第21章

 南海トラフで異変が起きていた。南海トラフとは、日本の太平洋側、


南東沖の海底にある深い断層のことで、

その深さは水深4000メートルに及ぶ深さにある。


この断層は活発な動きをみせる地震発生帯でもある。


今まさに、その活断層が活動をはじめたのだ。


午前6時04分。最初の揺れは地面が波打つように震動した。


東海地方を中心に、岐阜、愛知、静岡―――そして東京。


気象庁の震動計は、マグネチュード8.4を記録した。築年数を経た建物は、


家屋といわず鉄筋のビル、マンションさえ倒壊した。朝早い時間とあって、


ほとんどの人々がそれらの建物の中にいた。


突然の天災に、パニックに陥る人々。


多くの人がガラスや倒壊した建材に、押しつぶされた。

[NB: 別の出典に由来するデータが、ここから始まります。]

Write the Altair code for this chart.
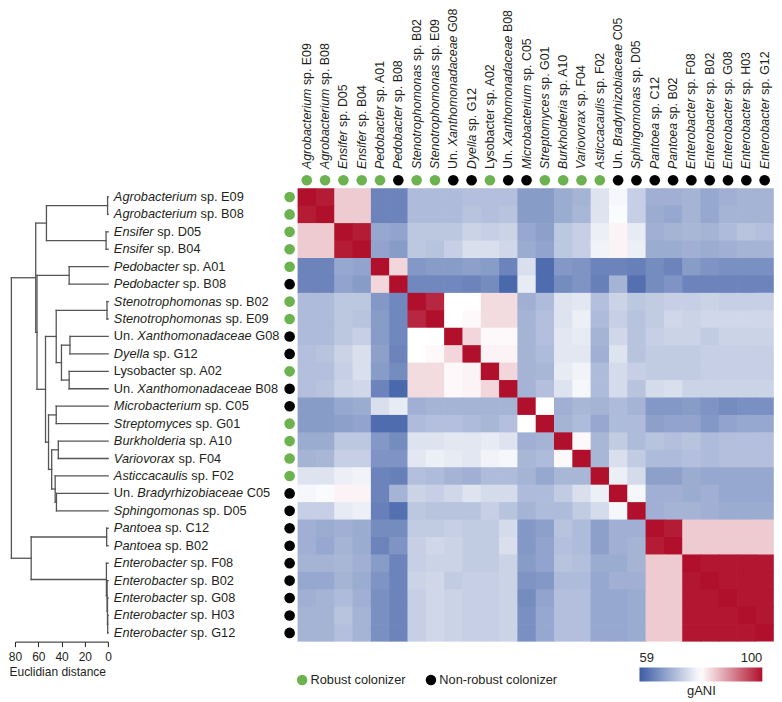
import altair as alt
import pandas as pd

FONT = "Liberation Sans"
TEXT_COLOR = "#231f20"
GREEN = "#6cb24f"
BLUE = "#3c5ca5"
RED = "#b0102c"
LINE_COLOR = "#555555"

# ---------------- data ----------------
strain_names = [
    "Agrobacterium sp. E09", "Agrobacterium sp. B08", "Ensifer sp. D05", "Ensifer sp. B04",
    "Pedobacter sp. A01", "Pedobacter sp. B08", "Stenotrophomonas sp. B02", "Stenotrophomonas sp. E09",
    "Un. Xanthomonadaceae G08", "Dyella sp. G12", "Lysobacter sp. A02", "Un. Xanthomonadaceae B08",
    "Microbacterium sp. C05", "Streptomyces sp. G01", "Burkholderia sp. A10", "Variovorax sp. F04",
    "Asticcacaulis sp. F02", "Un. Bradyrhizobiaceae C05", "Sphingomonas sp. D05", "Pantoea sp. C12",
    "Pantoea sp. B02", "Enterobacter sp. F08", "Enterobacter sp. B02", "Enterobacter sp. G08",
    "Enterobacter sp. H03", "Enterobacter sp. G12",
]
italic_parts = [
    "Agrobacterium", "Agrobacterium", "Ensifer", "Ensifer",
    "Pedobacter", "Pedobacter", "Stenotrophomonas", "Stenotrophomonas",
    "Xanthomonadaceae", "Dyella", "", "Xanthomonadaceae",
    "Microbacterium", "Streptomyces", "Burkholderia", "Variovorax",
    "Asticcacaulis", "Bradyrhizobiaceae", "Sphingomonas", "Pantoea",
    "Pantoea", "Enterobacter", "Enterobacter", "Enterobacter",
    "Enterobacter", "Enterobacter",
]
R_, N_ = "Robust colonizer", "Non-robust colonizer"
colonizer = [R_, R_, R_, R_, R_, N_, R_, R_, N_, N_, R_, N_, N_,
             R_, R_, R_, R_, N_, N_, N_, N_, N_, N_, N_, N_, N_]

# gANI, lower triangle (row i, columns 0..i-1); diagonal = 100
gani_rows = [
    [],
    [99.0],
    [84, 84],
    [84, 84, 99.0],
    [64, 64, 68.5, 68],
    [64, 64, 68, 67, 83],
    [71, 71, 72.5, 72.5, 66.5, 64.5],
    [71, 71, 72.5, 72, 67, 64.5, 98],
    [71, 71, 72.5, 73.5, 67, 64.5, 79.5, 79.5],
    [71.5, 72, 74, 75.5, 67.5, 64, 79.5, 80, 83],
    [71.5, 71.5, 73.5, 75.5, 67, 65, 82.5, 82.5, 80, 80.5],
    [71.5, 72, 74, 74.5, 64, 60.5, 82.5, 82.5, 80, 80.5, 83],
    [67, 67, 68.5, 69, 75.5, 77, 69.5, 70, 70, 70, 70, 70],
    [67, 67, 67.5, 68, 61, 61, 71, 71.5, 71.5, 71, 70.5, 71.5, 79.5],
    [69, 69, 72.5, 72.5, 66.5, 65, 76, 76, 76.5, 76.5, 77, 76, 69.5, 70],
    [70, 70.5, 73.5, 73.5, 66, 66, 76.5, 77.5, 77, 76.5, 78, 78.5, 70.5, 71, 80],
    [76, 76, 77.5, 78, 64, 63.5, 71.5, 71, 70, 69.5, 71, 71, 70, 68.5, 70.5, 70.5],
    [78.5, 79, 80.5, 80.5, 64, 70, 74, 73.5, 74.5, 76, 75, 75, 71, 71, 73, 75.5, 77.5],
    [73.5, 73.5, 77, 77.5, 63.5, 61.5, 72.5, 72, 72, 72, 73.5, 72, 70, 71, 71, 73, 75, 78.5],
    [69.5, 69, 69.5, 69, 65, 65, 73, 73, 73.5, 73, 73, 75, 66.5, 67.5, 72, 71, 67.5, 69.5, 69.5],
    [69.5, 68.5, 70, 69, 64, 66, 73.5, 74.5, 74, 73, 73, 75.5, 66.5, 68, 71.5, 71, 67.5, 69.5, 70, 99],
    [70, 70, 70.5, 69.5, 67, 64, 73.5, 74, 74, 73, 73, 74, 67, 68, 72, 71.5, 69, 69, 70, 84, 84],
    [68.5, 68.5, 70, 69, 66, 64, 74, 74.5, 73, 73.5, 73.5, 74, 66, 66.5, 71, 71, 68.5, 69.5, 69.5, 84, 84, 99.5],
    [69.5, 70, 71, 69.5, 65.5, 64, 73.5, 74.5, 74, 73.5, 73.5, 74, 65, 68, 71.5, 71.5, 68.5, 68.5, 69, 84, 84, 99.5, 99.5],
    [70, 70, 72, 70, 65.5, 64, 73.5, 74.5, 74, 73.5, 73.5, 74, 65.5, 68.5, 71.5, 71.5, 68.5, 68.5, 69, 84, 84, 99.5, 99.5, 99.5],
    [70, 70, 71.5, 70, 65.5, 64, 73.5, 74.5, 74, 73.5, 73.5, 74, 65.5, 68.5, 71.5, 71.5, 68.5, 68.5, 69, 84, 84, 99.5, 99.5, 99.5, 99.5],
]

# hierarchical clustering (R hclust style: negative = leaf, positive = earlier merge)
merge_a = [-1, -3, 1, -5, -7, -9, -11, 6, 5, -13, -15, -18, -17, 11, 10, 9, 4, 3, -20, -25, -24, -23, -22, 19, 18]
merge_b = [-2, -4, 2, -6, -8, -10, -12, 7, 8, -14, -16, -19, 12, 13, 14, 15, 16, 17, -21, -26, 20, 21, 22, 23, 24]
merge_height = [0.5, 1.8, 53.0, 33.5, 1.0, 32.8, 33.5, 40.1, 44.6, 44.6, 42.8, 44.4, 45.5, 48.5,
                51.2, 53.8, 61.1, 62.2, 1.3, 0.4, 0.6, 0.9, 1.5, 66.1, 83.1]

# ---------------- layout constants ----------------
N = len(strain_names)
ROW_PX = 17.46
COL_PX = 18.34
TOP_UNITS = 180.0 / ROW_PX
LEFT_UNITS = 189.0 / COL_PX
MAIN_W = round((LEFT_UNITS + N) * COL_PX, 1)
PANEL_H = round((TOP_UNITS + N) * ROW_PX, 1)
DENDRO_X0 = 14.7          # page x of the dendrogram view origin
DENDRO_W = 93.3
DOT_GAP_PX = 8.0
ROW_LABEL_PX = 5.0
COL_LABEL_Y = -1.1
ROW_FS = 12.8
COL_FS = 12.4
SEAM_PX = 0.7             # tiny overlap so neighbouring cells leave no hairline gaps

# Arial / Liberation Sans advance widths (1/1000 em)
ARIAL = {" ": 278, ".": 278, "-": 333}
ARIAL.update({d: 556 for d in "0123456789"})
ARIAL.update(dict(zip("abcdefghijklmnopqrstuvwxyz",
                      [556, 556, 500, 556, 556, 278, 556, 556, 222, 222, 500, 222, 833,
                       556, 556, 556, 556, 333, 500, 278, 556, 500, 722, 500, 500, 500])))
ARIAL.update(dict(zip("ABCDEFGHIJKLMNOPQRSTUVWXYZ",
                      [667, 667, 722, 722, 667, 611, 778, 722, 278, 500, 667, 556, 833,
                       722, 778, 667, 778, 722, 667, 611, 722, 667, 944, 667, 667, 611])))


def tw(s):
    return sum(ARIAL.get(c, 556) for c in s) / 1000.0


def split_label(name, ital):
    if not ital:
        return [(name, False, 0.0)]
    k = name.index(ital)
    pre, post = name[:k], name[k + len(ital):]
    segs = []
    if pre.strip():
        segs.append((pre.strip(), False, 0.0))
    segs.append((ital, True, tw(pre)))
    if post.strip():
        lead = len(post) - len(post.lstrip())
        segs.append((post.strip(), False, tw(pre) + tw(ital) + tw(post[:lead])))
    return segs


# ---------------- tables ----------------
cells = []
for i in range(N):
    for j in range(N):
        v = 100.0 if i == j else gani_rows[max(i, j)][min(i, j)]
        x2 = j + 1 + (SEAM_PX / COL_PX if j < N - 1 else 0)
        y2 = i + 1 + (SEAM_PX / ROW_PX if i < N - 1 else 0)
        cells.append({"x": j, "x2": x2, "y": i, "y2": y2, "gani": v})
cells = pd.DataFrame(cells)

dots = []
for i in range(N):
    dots.append({"x": -DOT_GAP_PX / COL_PX, "y": i + 0.5, "colonizer": colonizer[i]})
    dots.append({"x": i + 0.5, "y": -DOT_GAP_PX / ROW_PX, "colonizer": colonizer[i]})
dots = pd.DataFrame(dots)

row_segs, col_segs = [], []
for i, (nm, it) in enumerate(zip(strain_names, italic_parts)):
    for text, ital, off in split_label(nm, it):
        row_segs.append({"x": -LEFT_UNITS + (ROW_LABEL_PX + off * ROW_FS) / COL_PX,
                         "y": i + 0.5, "text": text, "italic": ital})
        col_segs.append({"x": i + 0.5, "y": COL_LABEL_Y - off * COL_FS / ROW_PX,
                         "text": text, "italic": ital})
row_segs = pd.DataFrame(row_segs)
col_segs = pd.DataFrame(col_segs)

# dendrogram segments
node_y, node_h = {}, {}


def child(c):
    if c < 0:
        return (-c - 1) + 0.5, 0.0
    return node_y[c], node_h[c]


segs = []
for k, (a, b, h) in enumerate(zip(merge_a, merge_b, merge_height), start=1):
    ya, ha = child(a)
    yb, hb = child(b)
    node_y[k], node_h[k] = (ya + yb) / 2.0, h
    segs.append({"d1": h, "d2": h, "y1": ya, "y2": yb})
    segs.append({"d1": ha, "d2": h, "y1": ya, "y2": ya})
    segs.append({"d1": hb, "d2": h, "y1": yb, "y2": yb})
segs = pd.DataFrame(segs)

# ---------------- scales ----------------
xs = alt.Scale(domain=[-LEFT_UNITS, N], nice=False, zero=False)
ys = alt.Scale(domain=[-TOP_UNITS, N], nice=False, zero=False, reverse=True)

heat = alt.Chart(cells).mark_rect().encode(
    x=alt.X("x:Q", scale=xs, axis=None),
    x2="x2:Q",
    y=alt.Y("y:Q", scale=ys, axis=None),
    y2="y2:Q",
    color=alt.Color(
        "gani:Q",
        scale=alt.Scale(domain=[59, 79.5, 100], range=[BLUE, "#ffffff", RED], interpolate="rgb"),
        legend=alt.Legend(
            type="gradient",
            orient="none", legendX=640 - DENDRO_X0, legendY=660, direction="horizontal",
            title="gANI", titleOrient="bottom", titleAnchor="middle",
            titleFontWeight="normal", titleFontSize=13, titleFont=FONT,
            titleColor=TEXT_COLOR, titlePadding=3,
            gradientLength=123, gradientThickness=14, values=[59, 100],
            labelOffset={"expr": "-30"}, labelFontSize=13, labelFont=FONT,
            labelColor=TEXT_COLOR, labelAlign="center", padding=0,
        ),
    ),
)

dot_layer = alt.Chart(dots).mark_circle(size=113, opacity=1).encode(
    x=alt.X("x:Q", scale=xs, axis=None),
    y=alt.Y("y:Q", scale=ys, axis=None),
    fill=alt.Fill(
        "colonizer:N",
        scale=alt.Scale(domain=[R_, N_], range=[GREEN, "#000000"]),
        legend=alt.Legend(
            orient="none", legendX=301.7 - 5.9 - DENDRO_X0, legendY=665.6, direction="horizontal",
            title=None, labelFontSize=12.8, labelFont=FONT, labelColor=TEXT_COLOR,
            symbolSize=110, symbolType="circle", labelOffset=2, columnPadding=18,
            padding=0, symbolStrokeWidth=0,
        ),
    ),
)


def text_layer(df, italic, rotated):
    fs = COL_FS if rotated else ROW_FS
    kw = dict(align="left", baseline="middle", font=FONT, fontSize=fs,
              fontStyle="italic" if italic else "normal", color=TEXT_COLOR)
    if rotated:
        kw["angle"] = 270
    return alt.Chart(df[df["italic"] == italic]).mark_text(**kw).encode(
        x=alt.X("x:Q", scale=xs, axis=None),
        y=alt.Y("y:Q", scale=ys, axis=None),
        text="text:N",
    )


main = alt.layer(
    heat, dot_layer,
    text_layer(row_segs, True, False), text_layer(row_segs, False, False),
    text_layer(col_segs, True, True), text_layer(col_segs, False, True),
).properties(width=MAIN_W, height=PANEL_H)

dendro = alt.Chart(segs).mark_rule(color=LINE_COLOR, strokeWidth=1.3, strokeCap="square").encode(
    x=alt.X("d1:Q", scale=alt.Scale(domain=[0, 80], reverse=True, nice=False, zero=False),
            axis=alt.Axis(values=[0, 20, 40, 60, 80], title="Euclidian distance", grid=False,
                          tickSize=5, labelFontSize=12, titleFontSize=12, titleFontWeight="normal",
                          labelFont=FONT, titleFont=FONT, domainColor=TEXT_COLOR,
                          tickColor=TEXT_COLOR, labelColor=TEXT_COLOR, titleColor=TEXT_COLOR,
                          labelPadding=5, titlePadding=4, titleX=-6, titleAlign="left",
                          labelFlush=False)),
    x2="d2:Q",
    y=alt.Y("y1:Q", scale=ys, axis=None),
    y2="y2:Q",
).properties(width=DENDRO_W, height=PANEL_H)

chart = alt.hconcat(dendro, main, spacing=0, bounds="flush").properties(
    padding=0
).configure_view(stroke=None)

chart.save("out.html", embed_options={"renderer": "svg", "actions": False})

ありとあらゆる道路に、

毛細血管のような亀裂が走る。


海岸に近い地域では、地割れが起きて深いクレパスが現れた。


その裂け目に落下していく車、人・・・・・


人々の狂乱した叫びが、響きわたる。




急激な地殻変動は、地面を陥没させ、そして隆起させた。その時間は約30秒。




名古屋では東海道新幹線をはじめ、東海道本線、名鉄名古屋線など全線の鉄道が緊急停止した。

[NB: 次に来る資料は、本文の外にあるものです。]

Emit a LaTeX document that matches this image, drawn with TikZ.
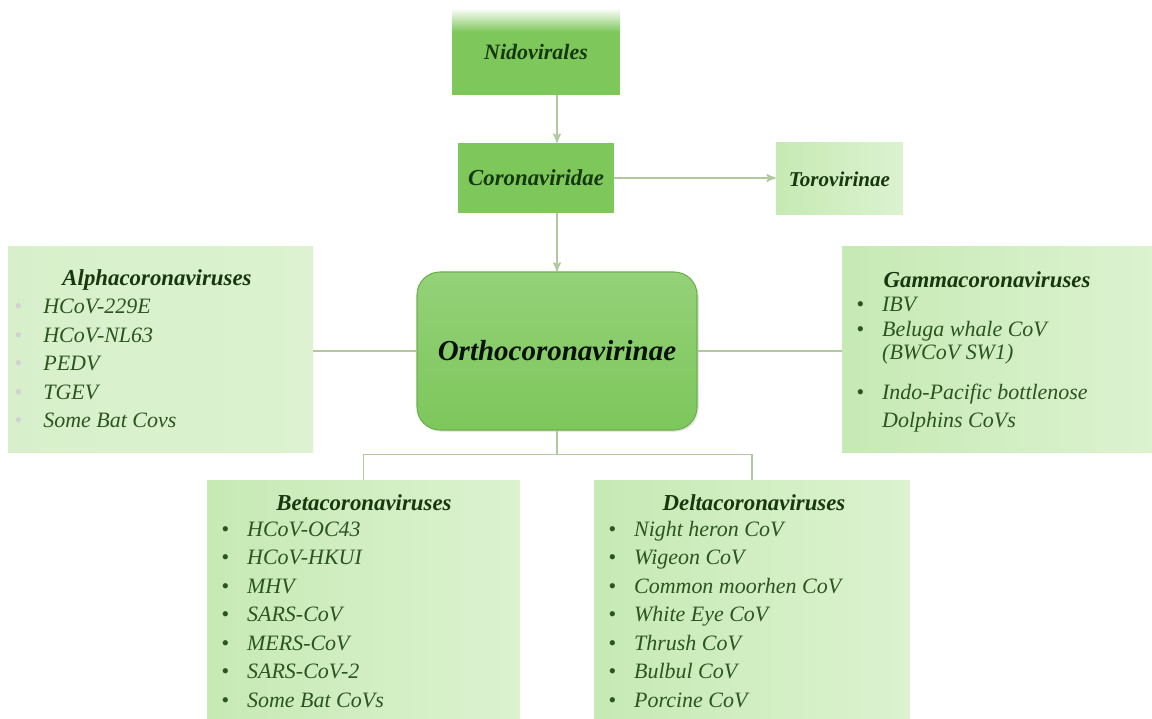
\documentclass[tikz,border=0pt]{standalone}
\usepackage{fontspec}
\setmainfont{Liberation Serif}
\usetikzlibrary{arrows}
\usetikzlibrary{fit}
\usetikzlibrary{shadows}
\usetikzlibrary{positioning}

\definecolor{midgreen}{HTML}{7DC75B}
\definecolor{palegreenA}{HTML}{C6EAB4}
\definecolor{palegreenB}{HTML}{DCF2D0}
\definecolor{linkgreen}{HTML}{B2C8A0}
\definecolor{titlegreen}{HTML}{17380F}
\definecolor{itemgreen}{HTML}{2C5421}

\newcommand{\bul}{\makebox[14.7pt][l]{\textbullet}}
\newcommand{\fbul}{\makebox[16.5pt][l]{\textcolor{black!18}{\textbullet}}}

\begin{document}
\begin{tikzpicture}[x=0.02cm, y=-0.02cm,
    darkbox/.style={fill=midgreen, inner sep=0pt},
    lightbox/.style={left color=palegreenA, right color=palegreenB, inner sep=0pt},
    headtext/.style={font=\fontsize{13}{15}\selectfont\bfseries\itshape, text=titlegreen, inner sep=0pt},
    item/.style={anchor=west, font=\fontsize{12.5}{15}\selectfont\itshape, text=itemgreen,
                 inner sep=0pt, text height=9pt, text depth=3pt},
    link/.style={draw=linkgreen, line width=0.9pt, >=stealth'}]
    \useasboundingbox (0,0) rectangle (1152,719);

    % top chain
    \node[darkbox, fit={(452,8) (620,95)}] (nido) {};
    \shade[top color=white, bottom color=midgreen] (452,8) rectangle (620,32);
    \node[headtext, font=\fontsize{12.5}{15}\selectfont\bfseries\itshape] (nidoT) at (nido) {Nidovirales};
    \node[darkbox, fit={(458,143) (614,213)}] (corona) {};
    \node[headtext] (coronaT) at (corona) {Coronaviridae};
    \node[lightbox, fit={(776,143) (903,215)}] (toro) {};
    \node[headtext, font=\fontsize{12}{15}\selectfont\bfseries\itshape] (toroT) at (toro) {Torovirinae};

    \node[top color=midgreen!82!white, bottom color=midgreen, draw=midgreen!88!black, line width=0.6pt,
          rounded corners=13pt, drop shadow={opacity=0.2, shadow xshift=1pt, shadow yshift=-1pt},
          fit={(417,272) (697,430)}, inner sep=0pt] (ortho) {};
    \node[headtext, font=\fontsize{16.5}{18}\selectfont\bfseries\itshape, text=black!70!titlegreen] (orthoT) at (ortho) {Orthocoronavirinae};

    % genera
    \node[lightbox, left color=palegreenA!70!white, fit={(8,247) (313,452)}] (alpha) {};
    \node[headtext] (alphaT) at (157,280) {Alphacoronaviruses};
    \foreach \v [count=\i] in {HCoV-229E, HCoV-NL63, PEDV, TGEV, Some Bat Covs}
        \node[item] (alpha-\i) at (14,280+28.5*\i) {\fbul\v};

    \node[lightbox, fit={(842,247) (1152,452)}] (gamma) {};
    \node[headtext] (gammaT) at (987,280) {Gammacoronaviruses};
    \node[item] (gamma-1) at (856,306) {\bul IBV};
    \node[item] (gamma-2) at (856,331) {\bul Beluga whale CoV};
    \node[item] (gamma-3) at (856,354) {\makebox[14.7pt][l]{}(BWCoV SW1)};
    \node[item] (gamma-4) at (856,394) {\bul Indo-Pacific bottlenose};
    \node[item] (gamma-5) at (856,422) {\makebox[14.7pt][l]{}Dolphins CoVs};

    \node[lightbox, fit={(207,480) (520,719)}] (beta) {};
    \node[headtext] (betaT) at (364,503) {Betacoronaviruses};
    \foreach \v [count=\i] in {HCoV-OC43, HCoV-HKUI, MHV, SARS-CoV, MERS-CoV, SARS-CoV-2, Some Bat CoVs}
        \node[item] (beta-\i) at (221,502.5+28.5*\i) {\bul\v};

    \node[lightbox, fit={(594,480) (910,719)}] (delta) {};
    \node[headtext] (deltaT) at (754,503) {Deltacoronaviruses};
    \foreach \v [count=\i] in {Night heron CoV, Wigeon CoV, Common moorhen CoV, White Eye CoV, Thrush CoV, Bulbul CoV, Porcine CoV}
        \node[item] (delta-\i) at (608,502.5+28.5*\i) {\bul\v};

    % connectors
    \draw[link,->] (nido.south -| ortho.north) -- (corona.north -| ortho.north);
    \draw[link,->] (corona.south -| ortho.north) -- (ortho.north);
    \draw[link,->] (corona.east) -- (corona.east -| toro.west);
    \draw[link] (ortho.west -| alpha.east) -- (ortho.west);
    \draw[link] (ortho.east) -- (ortho.east -| gamma.west);
    \coordinate[below=0.48cm of ortho.south] (fork);
    \draw[link] (ortho.south) -- (fork);
    \draw[link] (beta.north) |- (fork) -| (delta.north);
\end{tikzpicture}
\end{document}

各種幹線道路では追突や正面衝突など、交通事故が相次ぎ中には爆発炎上する


事故もあり、多数の死傷者が出た。




横浜市、川崎市では東海道本線はもとより、小田急江ノ島線など全線が不通。


地割れにより、線路が各所で寸断された。他に漏れず、交通事故が相次ぎ、


これも死傷者多数。


東京湾アクアライン近くのコンビナート群で火災が発生。


可燃料に満たされたタンクが次々に爆発した。


その黒煙は2000メートル上空までにも達した。




コンビナート群に被害が起きたのは三重県でも同様だった。


四日市コにある多数のコンビナートも可燃料が漏れ、


何かの火が引火。凄まじい爆発と共に紅蓮の炎が吹き上がった。




火災は家屋やマンション、ビジネスビルでも発生。


現在の消防能力では、到底手に負えない状況に陥っていた。


そのため、焼死する人、煙に巻かれるなど一酸化炭素中毒で


死亡する犠牲者が、うなぎ登りにその数を増やしていった。




それにも増して被害が甚大だったのは、1300万人の人口過密都市―――


大都会東京だった。


マグネチュード8.1を記録した大都会の惨劇はそれまでの地震被害の予想を


はるかに上回った。




山手線は全線を緊急停止したが、あおれにもかかわらず


間に合わなかった車両が脱線し、乗客の待つホームに突っ込んだ。


ホームにいる乗客たちが悲鳴さえ上げられず、なぎ倒されていく。




早朝ということと、耐震設計されたビル街であることおもあって、


新宿区、千代田区、文京区は比較的被害者の数は少なかったが、


耐震設計されていたにもかかわらず、多くのビルにクモの巣状に


ヒビ入れが走った。それに崩壊防止用鉄線が張り巡らせている


窓のガラスは、そのほとんどが窓外の景色を見れぬほど


蜂の巣の断面のように割れている。




お台場なその埋立地では液状化現象が誘発され、


立ち並ぶマンションなどの建物の多くが傾いき、沈んでいった。




むしろ人的被害が大きかったのは、世田谷区、練馬区、足立区などの


住宅街だった。古い家屋は全壊し、比較的新しい一戸建て、アパート、


マンションなどは全壊、もしくは半壊した。


それに伴い、各所で火災が発生。立ち上る黒煙が、逃げ惑う人々の


方向感覚を狂わせた。




東海地方及び東京のテレビ、ラジオ各局はパニックを起こしていた。


すべての番組を中止して、大地震の被害を訴える。




『ただいま、東海地方と関東にマグネチュード8を超える


 地震が発生しました。では各地域の被害状況と避難所を


 お知らせします・・・・』


被害状況を伝える男性アナウンサーの声は震えていた。


次々にアナウンサーの手下に、手書きの原稿が投げ込まれる。


その原稿を手にとって握っていく男性アナウンサーの手は、


その声以上に震えていた。




八王子市にある、林田郁美が入院する総合病院。


そこでは医師や看護師が右往左往していた。


停電によって、病院内の電源が切れたのだ。手術中の医師の罵声が飛ぶ。




なおも昏睡状態にあった林田郁美を取り巻く


医療機器もその動きを停止していた・・・・・。